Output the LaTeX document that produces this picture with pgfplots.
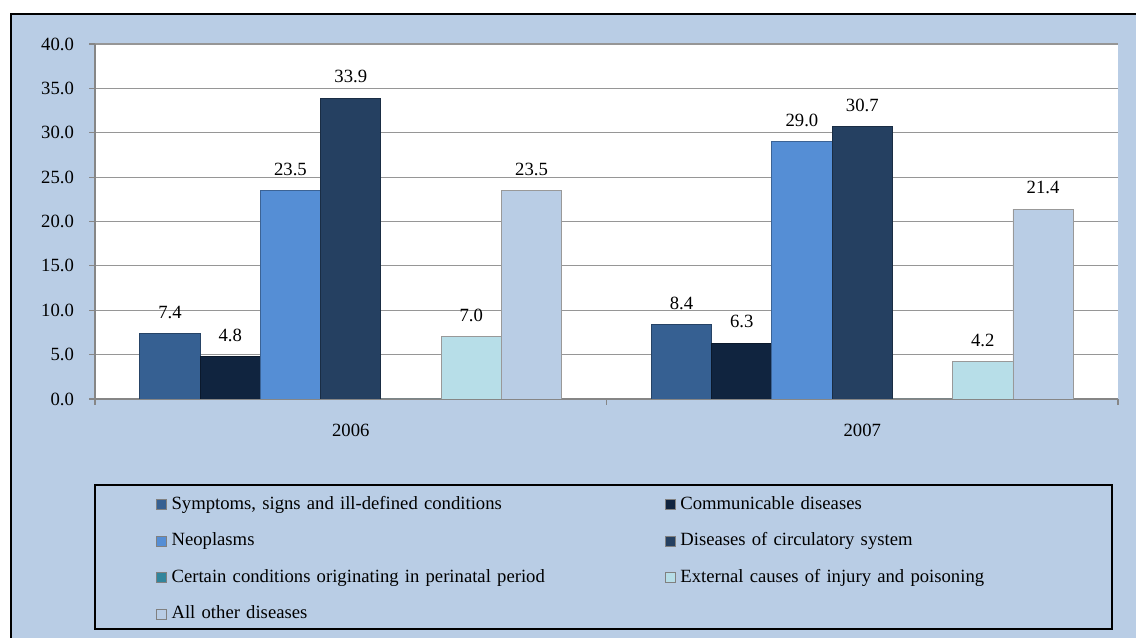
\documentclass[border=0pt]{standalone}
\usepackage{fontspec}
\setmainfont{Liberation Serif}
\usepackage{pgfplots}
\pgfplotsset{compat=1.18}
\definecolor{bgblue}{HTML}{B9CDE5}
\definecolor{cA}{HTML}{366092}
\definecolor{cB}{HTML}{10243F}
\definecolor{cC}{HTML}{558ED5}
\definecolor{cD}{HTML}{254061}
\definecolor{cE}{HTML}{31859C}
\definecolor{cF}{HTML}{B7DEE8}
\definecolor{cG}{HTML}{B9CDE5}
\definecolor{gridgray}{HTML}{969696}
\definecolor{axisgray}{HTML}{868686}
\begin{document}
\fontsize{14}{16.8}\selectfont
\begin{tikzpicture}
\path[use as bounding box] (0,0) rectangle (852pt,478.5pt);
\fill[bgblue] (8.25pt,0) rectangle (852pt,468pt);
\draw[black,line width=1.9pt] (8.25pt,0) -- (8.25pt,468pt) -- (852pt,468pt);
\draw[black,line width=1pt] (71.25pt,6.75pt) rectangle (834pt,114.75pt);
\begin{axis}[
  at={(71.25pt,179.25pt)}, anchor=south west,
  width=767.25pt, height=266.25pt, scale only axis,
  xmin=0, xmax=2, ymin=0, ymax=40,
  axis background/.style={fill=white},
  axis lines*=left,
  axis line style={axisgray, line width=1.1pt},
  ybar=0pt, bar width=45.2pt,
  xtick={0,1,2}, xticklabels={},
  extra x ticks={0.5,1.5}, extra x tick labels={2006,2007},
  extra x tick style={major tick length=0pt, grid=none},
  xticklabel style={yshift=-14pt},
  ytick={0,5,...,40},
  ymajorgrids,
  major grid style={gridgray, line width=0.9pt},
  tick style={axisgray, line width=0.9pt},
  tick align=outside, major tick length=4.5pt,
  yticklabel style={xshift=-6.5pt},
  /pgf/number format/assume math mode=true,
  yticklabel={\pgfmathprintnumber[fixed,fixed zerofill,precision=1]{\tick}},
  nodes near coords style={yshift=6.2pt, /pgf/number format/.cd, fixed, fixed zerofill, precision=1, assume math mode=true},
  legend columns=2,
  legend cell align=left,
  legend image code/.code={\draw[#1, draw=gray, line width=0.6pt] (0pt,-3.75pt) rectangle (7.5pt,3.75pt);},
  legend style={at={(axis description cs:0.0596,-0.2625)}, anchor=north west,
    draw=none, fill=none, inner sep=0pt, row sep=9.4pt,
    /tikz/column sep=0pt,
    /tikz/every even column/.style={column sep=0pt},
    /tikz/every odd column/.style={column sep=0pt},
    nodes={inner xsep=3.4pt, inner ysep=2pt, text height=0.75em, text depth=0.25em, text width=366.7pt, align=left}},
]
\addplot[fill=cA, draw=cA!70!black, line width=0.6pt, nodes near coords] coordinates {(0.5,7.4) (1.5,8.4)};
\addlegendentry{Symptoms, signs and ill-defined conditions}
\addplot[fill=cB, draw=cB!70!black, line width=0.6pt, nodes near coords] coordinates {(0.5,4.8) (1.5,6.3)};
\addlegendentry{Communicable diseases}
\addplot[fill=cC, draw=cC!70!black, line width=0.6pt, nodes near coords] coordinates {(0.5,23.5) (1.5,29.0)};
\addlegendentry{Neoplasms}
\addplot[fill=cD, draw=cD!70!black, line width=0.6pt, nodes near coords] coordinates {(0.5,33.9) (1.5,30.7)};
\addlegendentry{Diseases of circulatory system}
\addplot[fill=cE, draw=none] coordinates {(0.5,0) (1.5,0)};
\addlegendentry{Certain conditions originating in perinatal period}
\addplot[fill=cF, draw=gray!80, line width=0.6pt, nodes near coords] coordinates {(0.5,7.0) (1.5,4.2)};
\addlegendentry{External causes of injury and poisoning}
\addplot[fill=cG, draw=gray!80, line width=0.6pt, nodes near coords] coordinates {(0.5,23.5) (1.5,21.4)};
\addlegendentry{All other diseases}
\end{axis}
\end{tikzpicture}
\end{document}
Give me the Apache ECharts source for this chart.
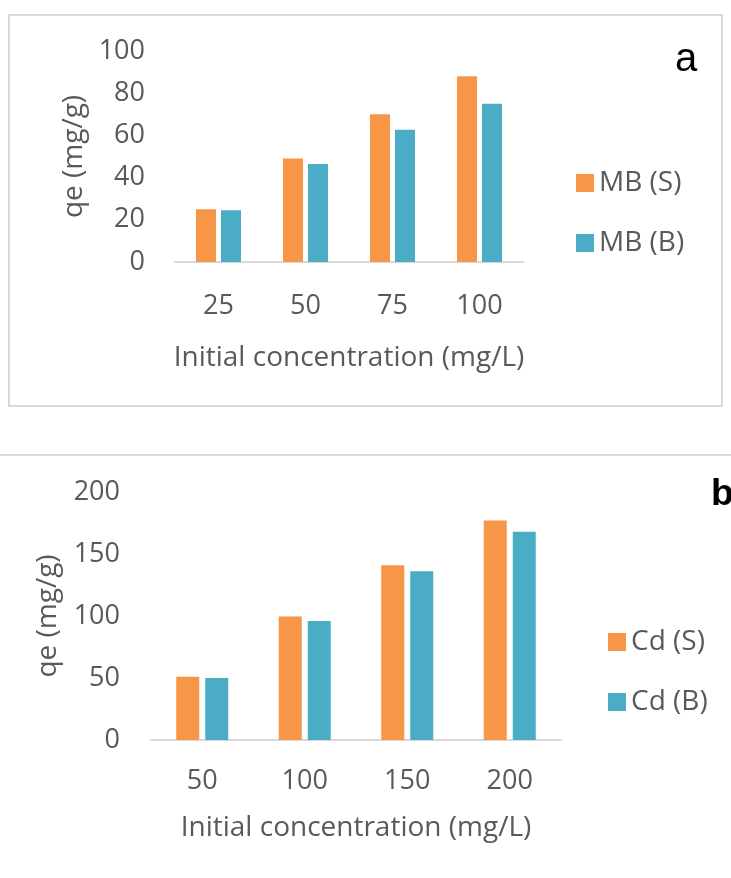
::::::::
* _WRITTEN REQUEST_
Repeat each entry above word for word, leaving every picture out.

* _COMPLETE ANSWER_
Output the LaTeX document that produces this picture with pgfplots.
\documentclass[border=0pt]{standalone}
\usepackage{fontspec}
\setmainfont{Liberation Serif}
\usepackage{pgfplots}
\pgfplotsset{compat=1.18}
\definecolor{bgblue}{HTML}{B9CDE5}
\definecolor{cA}{HTML}{366092}
\definecolor{cB}{HTML}{10243F}
\definecolor{cC}{HTML}{558ED5}
\definecolor{cD}{HTML}{254061}
\definecolor{cE}{HTML}{31859C}
\definecolor{cF}{HTML}{B7DEE8}
\definecolor{cG}{HTML}{B9CDE5}
\definecolor{gridgray}{HTML}{969696}
\definecolor{axisgray}{HTML}{868686}
\begin{document}
\fontsize{14}{16.8}\selectfont
\begin{tikzpicture}
\path[use as bounding box] (0,0) rectangle (852pt,478.5pt);
\fill[bgblue] (8.25pt,0) rectangle (852pt,468pt);
\draw[black,line width=1.9pt] (8.25pt,0) -- (8.25pt,468pt) -- (852pt,468pt);
\draw[black,line width=1pt] (71.25pt,6.75pt) rectangle (834pt,114.75pt);
\begin{axis}[
  at={(71.25pt,179.25pt)}, anchor=south west,
  width=767.25pt, height=266.25pt, scale only axis,
  xmin=0, xmax=2, ymin=0, ymax=40,
  axis background/.style={fill=white},
  axis lines*=left,
  axis line style={axisgray, line width=1.1pt},
  ybar=0pt, bar width=45.2pt,
  xtick={0,1,2}, xticklabels={},
  extra x ticks={0.5,1.5}, extra x tick labels={2006,2007},
  extra x tick style={major tick length=0pt, grid=none},
  xticklabel style={yshift=-14pt},
  ytick={0,5,...,40},
  ymajorgrids,
  major grid style={gridgray, line width=0.9pt},
  tick style={axisgray, line width=0.9pt},
  tick align=outside, major tick length=4.5pt,
  yticklabel style={xshift=-6.5pt},
  /pgf/number format/assume math mode=true,
  yticklabel={\pgfmathprintnumber[fixed,fixed zerofill,precision=1]{\tick}},
  nodes near coords style={yshift=6.2pt, /pgf/number format/.cd, fixed, fixed zerofill, precision=1, assume math mode=true},
  legend columns=2,
  legend cell align=left,
  legend image code/.code={\draw[#1, draw=gray, line width=0.6pt] (0pt,-3.75pt) rectangle (7.5pt,3.75pt);},
  legend style={at={(axis description cs:0.0596,-0.2625)}, anchor=north west,
    draw=none, fill=none, inner sep=0pt, row sep=9.4pt,
    /tikz/column sep=0pt,
    /tikz/every even column/.style={column sep=0pt},
    /tikz/every odd column/.style={column sep=0pt},
    nodes={inner xsep=3.4pt, inner ysep=2pt, text height=0.75em, text depth=0.25em, text width=366.7pt, align=left}},
]
\addplot[fill=cA, draw=cA!70!black, line width=0.6pt, nodes near coords] coordinates {(0.5,7.4) (1.5,8.4)};
\addlegendentry{Symptoms, signs and ill-defined conditions}
\addplot[fill=cB, draw=cB!70!black, line width=0.6pt, nodes near coords] coordinates {(0.5,4.8) (1.5,6.3)};
\addlegendentry{Communicable diseases}
\addplot[fill=cC, draw=cC!70!black, line width=0.6pt, nodes near coords] coordinates {(0.5,23.5) (1.5,29.0)};
\addlegendentry{Neoplasms}
\addplot[fill=cD, draw=cD!70!black, line width=0.6pt, nodes near coords] coordinates {(0.5,33.9) (1.5,30.7)};
\addlegendentry{Diseases of circulatory system}
\addplot[fill=cE, draw=none] coordinates {(0.5,0) (1.5,0)};
\addlegendentry{Certain conditions originating in perinatal period}
\addplot[fill=cF, draw=gray!80, line width=0.6pt, nodes near coords] coordinates {(0.5,7.0) (1.5,4.2)};
\addlegendentry{External causes of injury and poisoning}
\addplot[fill=cG, draw=gray!80, line width=0.6pt, nodes near coords] coordinates {(0.5,23.5) (1.5,21.4)};
\addlegendentry{All other diseases}
\end{axis}
\end{tikzpicture}
\end{document}
Give me the Apache ECharts source for this chart.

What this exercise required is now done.